The downtown City of Poughkeepsie has seen several new rooftop bars, restaurants, and other amenities opened in the last few years, including the popular Zeus Brewing Company rooftop bar and restaurant on lower Main Street, the recently refurbished former Nativity School apartments at 160 Union Street’s string-light-lit rooftop patio visible from the Mid-Hudson bridge, and the penthouse apartments at the 40 Cannon mixed-use building seen from the arterial as you enter the city center. Now, the owners of Poughkeepsie’s tallest downtown building, the ten-story former Poughkeepsie Grand Hotel, are seeking approval from the City’s Zoning Board of Appeals (ZBA) to renovate the roof of the iconic hotel tower to build a rooftop bar and restaurant space for hotel residents and members of the public alike. The matter was in front of the board for a public hearing on Tuesday in the Council Chambers on the third floor of City Hall. 

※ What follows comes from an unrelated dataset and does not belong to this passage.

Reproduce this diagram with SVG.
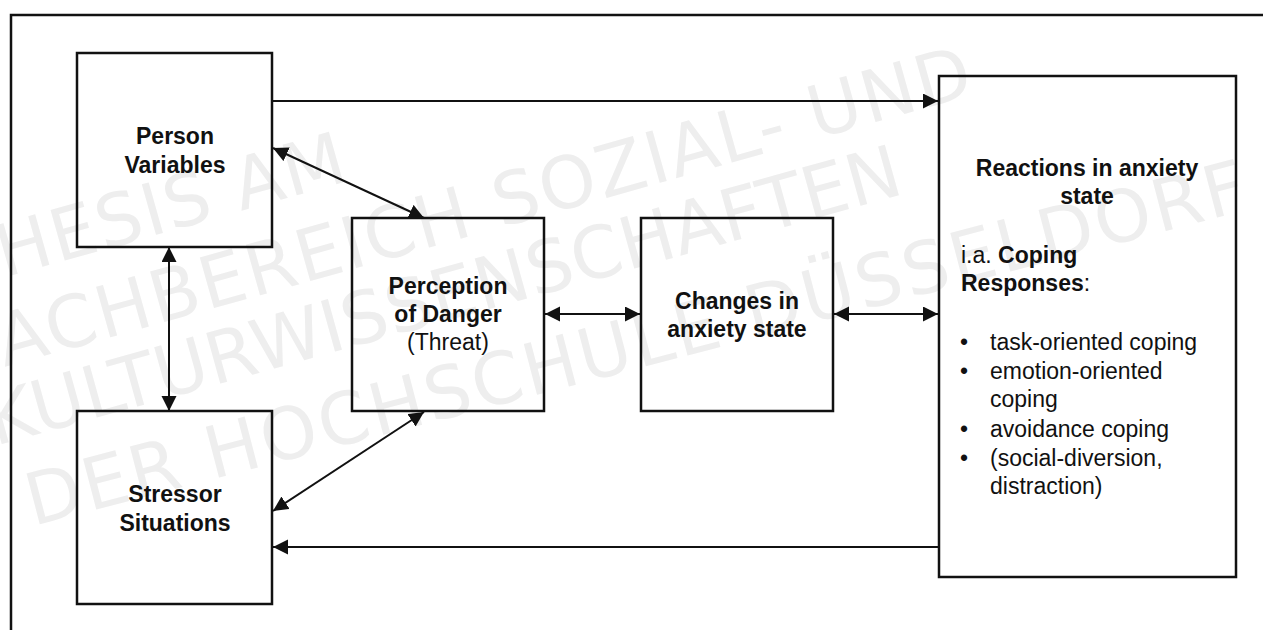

The former Grand Hotel, now a DoubleTree by Hilton, was recently purchased by hotelier Rakesh Patel and is currently undergoing renovations, as evidenced by construction crews that can be seen carting in materials and dumping debris in a dumpster parked on Market Street across from the Dutchess County Bus Depot. The recently submitted plans for the rooftop restaurant space include a central restaurant enclosed by walls of glass to allow for views of the city, the river, and beyond, with collapsible doors that can be left open during the warmer months to allow access to rooftop patios for al fresco seating on either side of the main restaurant space. 

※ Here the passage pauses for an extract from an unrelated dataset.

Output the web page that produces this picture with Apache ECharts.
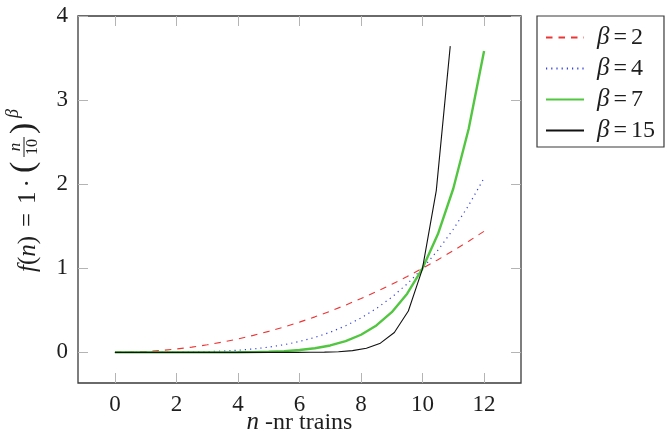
<!DOCTYPE html>
<html>
<head>
<meta charset="utf-8">
<script src="https://cdn.jsdelivr.net/npm/echarts@6/dist/echarts.min.js"></script>
<style>
  html, body { margin: 0; padding: 0; background: #fff; }
  #chart { width: 670px; height: 433px; }
</style>
</head>
<body>
<div id="chart"></div>
<script>
// sample positions n (number of trains)
const nSamples = [0, 0.5, 1, 1.5, 2, 2.5, 3, 3.5, 4, 4.5, 5, 5.5, 6, 6.5, 7, 7.5, 8, 8.5, 9, 9.5, 10, 10.5, 11, 11.5, 12];
const nSamplesB15 = [0, 0.454, 0.908, 1.363, 1.817, 2.271, 2.725, 3.179, 3.633, 4.088, 4.542, 4.996, 5.45, 5.904, 6.358, 6.813, 7.267, 7.721, 8.175, 8.629, 9.083, 9.538, 9.992, 10.446, 10.9];

// f(n) values for each exponent
const fBeta2 = [0, 0.0025, 0.01, 0.0225, 0.04, 0.0625, 0.09, 0.1225, 0.16, 0.2025, 0.25, 0.3025, 0.36, 0.4225, 0.49, 0.5625, 0.64, 0.7225, 0.81, 0.9025, 1, 1.1025, 1.21, 1.3225, 1.44];
const fBeta4 = [0, 0, 0.0001, 0.0005, 0.0016, 0.0039, 0.0081, 0.015, 0.0256, 0.041, 0.0625, 0.0915, 0.1296, 0.1785, 0.2401, 0.3164, 0.4096, 0.522, 0.6561, 0.8145, 1, 1.2155, 1.4641, 1.749, 2.0736];
const fBeta7 = [0, 0, 0, 0, 0, 0.0001, 0.0002, 0.0006, 0.0016, 0.0037, 0.0078, 0.0152, 0.028, 0.049, 0.0824, 0.1335, 0.2097, 0.3206, 0.4783, 0.6983, 1, 1.4071, 1.9487, 2.66, 3.5832];
const fBeta15 = [0, 0, 0, 0, 0, 0, 0, 0, 0, 0, 0, 0, 0.0001, 0.0004, 0.0011, 0.0032, 0.0083, 0.0207, 0.0487, 0.1095, 0.2363, 0.4919, 0.988, 1.924, 3.642];

const seriesNames = ['β=2', 'β=4', 'β=7', 'β=15'];
const xTicks = [0, 2, 4, 6, 8, 10, 12];
const yTicks = [0, 1, 2, 3, 4];

const pairs = (xs, ys) => xs.map((x, i) => [x, ys[i]]);

const SERIF = '"Liberation Serif", "DejaVu Serif", serif';
const tickGray = '#b4b4b4';
const frame = '#3a3a3a';
const ink = '#1e1e1e';

const chart = echarts.init(document.getElementById('chart'), null, { renderer: 'canvas' });

function tickStyle(values) {
  return { show: true, inside: true, length: 10, customValues: values, lineStyle: { color: tickGray, width: 1 } };
}

function baseAxis(extra) {
  return Object.assign({
    type: 'value',
    splitLine: { show: false },
    axisLine: { show: false, onZero: false }
  }, extra);
}

const option = {
  animation: false,
  backgroundColor: '#fff',
  grid: {
    left: 78, right: 149, top: 16, bottom: 50,
    outerBoundsMode: 'none', containLabel: false,
    show: true, borderColor: frame, borderWidth: 1.3, backgroundColor: 'transparent'
  },
  xAxis: [
    baseAxis({
      min: -1.2, max: 13.2, interval: 1.2, position: 'bottom',
      axisTick: tickStyle(xTicks),
      axisLabel: { customValues: xTicks, margin: 10, color: ink, fontFamily: SERIF, fontSize: 23 },
      name: '{i|n} -nr trains',
      nameLocation: 'middle', nameGap: 27, nameMoveOverlap: false,
      nameTextStyle: {
        color: ink, fontFamily: SERIF, fontSize: 24,
        rich: { i: { fontStyle: 'italic', fontFamily: SERIF, fontSize: 25, color: ink } }
      }
    }),
    baseAxis({
      min: -1.2, max: 13.2, interval: 1.2, position: 'top',
      axisTick: tickStyle(xTicks),
      axisLabel: { show: false, customValues: xTicks }
    })
  ],
  yAxis: [
    baseAxis({
      min: -0.364, max: 4, interval: 0.364, position: 'left',
      axisTick: tickStyle(yTicks),
      axisLabel: { customValues: yTicks, margin: 10, color: ink, fontFamily: SERIF, fontSize: 23 }
    }),
    baseAxis({
      min: -0.364, max: 4, interval: 0.364, position: 'right',
      axisTick: tickStyle(yTicks),
      axisLabel: { show: false, customValues: yTicks }
    })
  ],
  legend: {
    orient: 'vertical',
    left: 537, top: 16,
    padding: [9, 9, 4, 8],
    borderColor: frame, borderWidth: 1.2,
    itemWidth: 38, itemHeight: 14, itemGap: 6,
    selectedMode: false,
    itemStyle: { color: 'transparent', borderColor: 'transparent', borderWidth: 0 },
    data: seriesNames,
    formatter: name => '{g|β}{e|=}{d|' + name.split('=')[1] + '}',
    textStyle: {
      color: ink, fontFamily: SERIF, fontSize: 24, padding: [0, 0, 0, 8],
      rich: {
        g: { fontStyle: 'italic', fontFamily: SERIF, fontSize: 25, color: ink },
        e: { fontFamily: SERIF, fontSize: 24, color: ink, padding: [0, 4, 0, 4] },
        d: { fontFamily: SERIF, fontSize: 24, color: ink }
      }
    }
  },
  series: [
    {
      name: seriesNames[0], type: 'line', data: pairs(nSamples, fBeta2),
      symbol: 'none',
      lineStyle: { color: '#ee3434', width: 1.1, type: [6.5, 6] },
      itemStyle: { color: '#ee3434' }
    },
    {
      name: seriesNames[1], type: 'line', data: pairs(nSamples, fBeta4),
      symbol: 'none',
      lineStyle: { color: '#3444e0', width: 1.2, type: [1.2, 4] },
      itemStyle: { color: '#3444e0' }
    },
    {
      name: seriesNames[2], type: 'line', data: pairs(nSamples, fBeta7),
      symbol: 'none',
      lineStyle: { color: '#52c640', width: 2.4 },
      itemStyle: { color: '#52c640' }
    },
    {
      name: seriesNames[3], type: 'line', data: pairs(nSamplesB15, fBeta15),
      symbol: 'none',
      lineStyle: { color: '#111', width: 1.1 },
      itemStyle: { color: '#111' }
    }
  ],
  graphic: [
    {
      // y-axis title: f(n) = 1·(n/10)^β, rotated to read upward
      type: 'group', x: 28, y: 182, rotation: Math.PI / 2,
      children: [
        {
          type: 'text', x: -90, y: 0,
          style: {
            text: '{i|f}({i|n}){eq|=}1{dot|·}',
            fontFamily: SERIF, fontSize: 25, fill: ink,
            verticalAlign: 'middle', align: 'left',
            rich: {
              i: { fontStyle: 'italic', fontFamily: SERIF, fontSize: 25, fill: ink },
              eq: { width: 32, align: 'center', fontFamily: SERIF, fontSize: 25 },
              dot: { width: 16, align: 'center', fontFamily: SERIF, fontSize: 25 }
            }
          }
        },
        {
          type: 'text', x: 9, y: -4,
          style: { text: '(', fontFamily: SERIF, fontSize: 34, fill: ink, verticalAlign: 'middle', align: 'left' }
        },
        {
          type: 'text', x: 35, y: -12,
          style: { text: 'n', fontFamily: SERIF, fontStyle: 'italic', fontSize: 17, fill: ink, verticalAlign: 'middle', align: 'center' }
        },
        {
          type: 'line', shape: { x1: 25, y1: -4, x2: 45, y2: -4 },
          style: { stroke: ink, lineWidth: 1 }
        },
        {
          type: 'text', x: 35, y: 5,
          style: { text: '10', fontFamily: SERIF, fontSize: 16, fill: ink, verticalAlign: 'middle', align: 'center' }
        },
        {
          type: 'text', x: 48, y: -4,
          style: { text: ')', fontFamily: SERIF, fontSize: 34, fill: ink, verticalAlign: 'middle', align: 'left' }
        },
        {
          type: 'text', x: 64, y: -15,
          style: { text: 'β', fontFamily: SERIF, fontStyle: 'italic', fontSize: 18, fill: ink, verticalAlign: 'middle', align: 'left' }
        }
      ]
    }
  ]
};

chart.setOption(option);
</script>
</body>
</html>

The ten-story building is already considered a “pre-existing non-conforming use” under the current city zoning ordinance, which only allows for six-story buildings at that location. However, since the existing elevator equipment already makes the building appear 11 stories tall, the rooftop restaurant proposal would not increase the overall height of the building, according to Hotel General Manager Jim Hutchinson. 

Members of the ZBA questioned Hutchinson about access to the new bar and restaurant, as the existing elevator only goes up to the tenth floor of the building. 

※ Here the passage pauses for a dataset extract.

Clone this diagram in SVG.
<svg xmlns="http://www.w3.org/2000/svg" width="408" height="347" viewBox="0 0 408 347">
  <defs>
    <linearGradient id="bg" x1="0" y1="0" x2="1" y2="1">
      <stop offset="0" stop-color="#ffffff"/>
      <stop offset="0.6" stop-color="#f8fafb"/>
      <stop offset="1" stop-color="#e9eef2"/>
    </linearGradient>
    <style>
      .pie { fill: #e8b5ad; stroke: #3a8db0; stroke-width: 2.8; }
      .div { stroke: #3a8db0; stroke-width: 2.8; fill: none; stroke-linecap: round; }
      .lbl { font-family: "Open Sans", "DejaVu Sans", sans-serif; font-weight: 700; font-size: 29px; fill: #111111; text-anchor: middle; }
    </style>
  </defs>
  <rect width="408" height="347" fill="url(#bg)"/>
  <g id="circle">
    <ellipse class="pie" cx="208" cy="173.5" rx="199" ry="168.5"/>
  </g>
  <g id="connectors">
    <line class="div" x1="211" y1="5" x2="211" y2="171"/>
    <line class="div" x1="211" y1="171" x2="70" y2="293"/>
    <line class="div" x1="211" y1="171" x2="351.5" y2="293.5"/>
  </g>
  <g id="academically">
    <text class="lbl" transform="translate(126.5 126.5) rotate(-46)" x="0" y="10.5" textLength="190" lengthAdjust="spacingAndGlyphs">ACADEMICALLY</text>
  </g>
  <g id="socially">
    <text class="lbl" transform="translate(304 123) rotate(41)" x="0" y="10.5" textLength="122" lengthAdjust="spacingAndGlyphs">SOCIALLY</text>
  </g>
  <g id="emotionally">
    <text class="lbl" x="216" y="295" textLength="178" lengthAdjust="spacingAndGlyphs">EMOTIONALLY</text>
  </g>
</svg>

Hutchinson replied, “So we do have a tenth-floor room that we did not touch during the renovations. That was to build a stairwell up there and also to create an elevator for ADA compliance.” 

Upon questioning from the board, Hutchinson clarified that the new elevator would be a “single-story lift.” 

“The elevators take it all the way up to the tenth, and then you get off and across [from] the elevator would be the entrance to this amenity,” continued Hutchinson.

No members of the public showed up to speak at the public hearing, and the board scheduled a vote to approve or deny the application at its next meeting on April 9.